Advancing SMU's ageing research to real-world impact
SMU LSEI builds on the University's established track record in ageing research, including the Centre for Research on Successful Ageing (ROSA) and the Singapore Life Panel®, one of the world's leading high-frequency panel surveys tracking financial and well-being outcomes.
By consolidating existing initiatives into a coordinated, university-level platform, the Institute will also focus on translating deep research into actionable insights for government agencies, employers, financial institutions and community organisations. SMU has committed a multi-year budget of more than S$10 million to seed and sustain LSEI. In addition, the Institute aims to secure external research funding to grow its partnerships and research programmes aligned with national objectives articulated in the recently launched Research, Innovation and Enterprise (RIE) 2030 Plan.
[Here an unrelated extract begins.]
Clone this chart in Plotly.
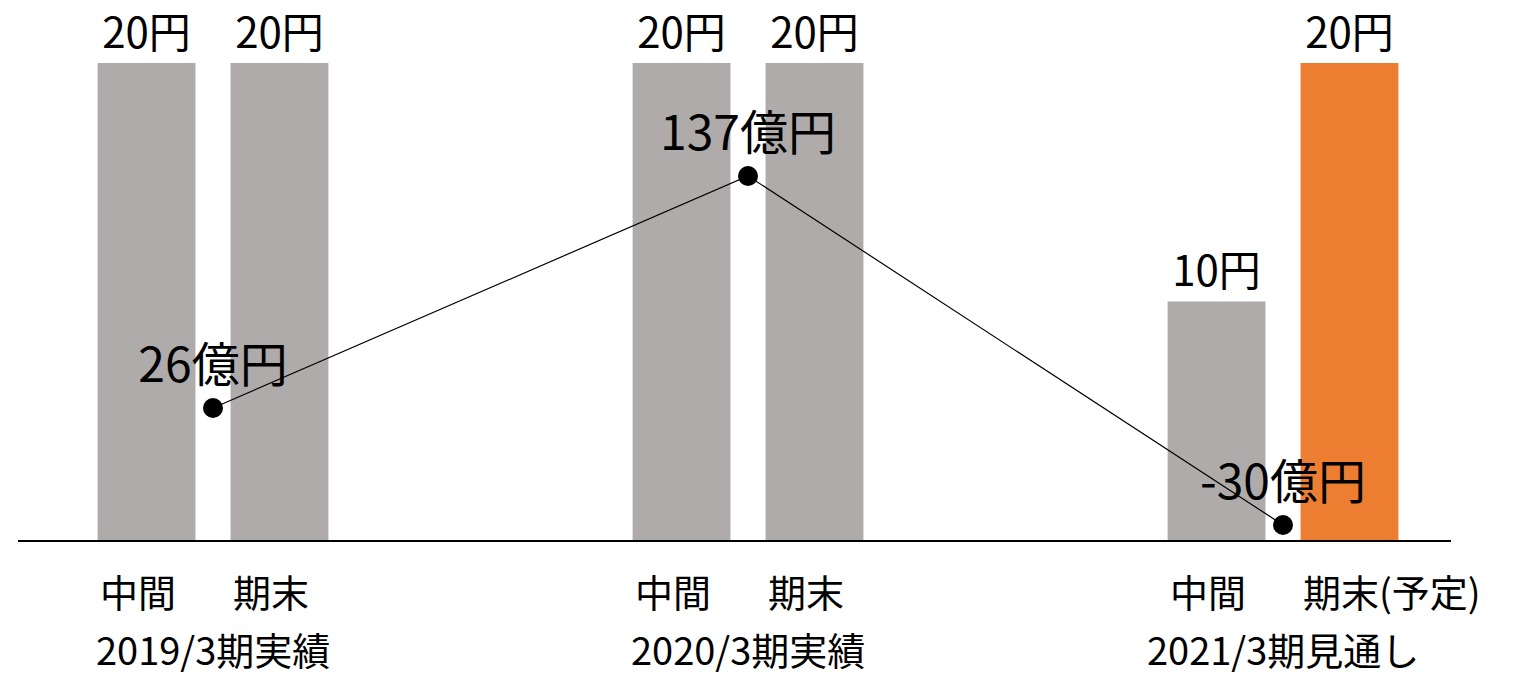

By integrating these strengths with expertise across economics, business, social sciences, law, accountancy and computing, LSEI creates a structured research agenda focused on the social, institutional and economic implications of longer life expectancy.
Noting that institutions need to keep pace with longer lifespans, SMU President Professor Lily Kong pointed out that 'a three-stage life – learn, earn, retire' no longer describes how most people actually live. "We have built systems that still treat later life primarily as a phase of care and cost; escalators move a little too fast; digital forms that assume one has an employer; font sizes no one quite asked for; and retirement policies written when 65 was considered a long life indeed," she observed in her speech.
"Taken together, they communicate something: the designed world could afford to catch up with the lived world. Many of us still adjust to the news that we are living to 90 – and indeed 100 – intending to remain very curious, productive and engaged for much of it. This is the gap that the LSEI that we are establishing today will help to close," she said.
Growth opportunities of the silver economy
The Interim Co-Directors of the new Institute are Dr Cheong Wei Yang, SMU Vice Provost (Strategic Research Partnerships) and Professor of Sociology (Practice) Paulin Straughan. Dr Cheong served as Deputy Secretary for Technology at the Ministry of Health before joining SMU, and still serves concurrently as their Senior Advisor for Health Economics. Professor Straughan is also the Director of SMU's Centre for Research on Successful Ageing (ROSA).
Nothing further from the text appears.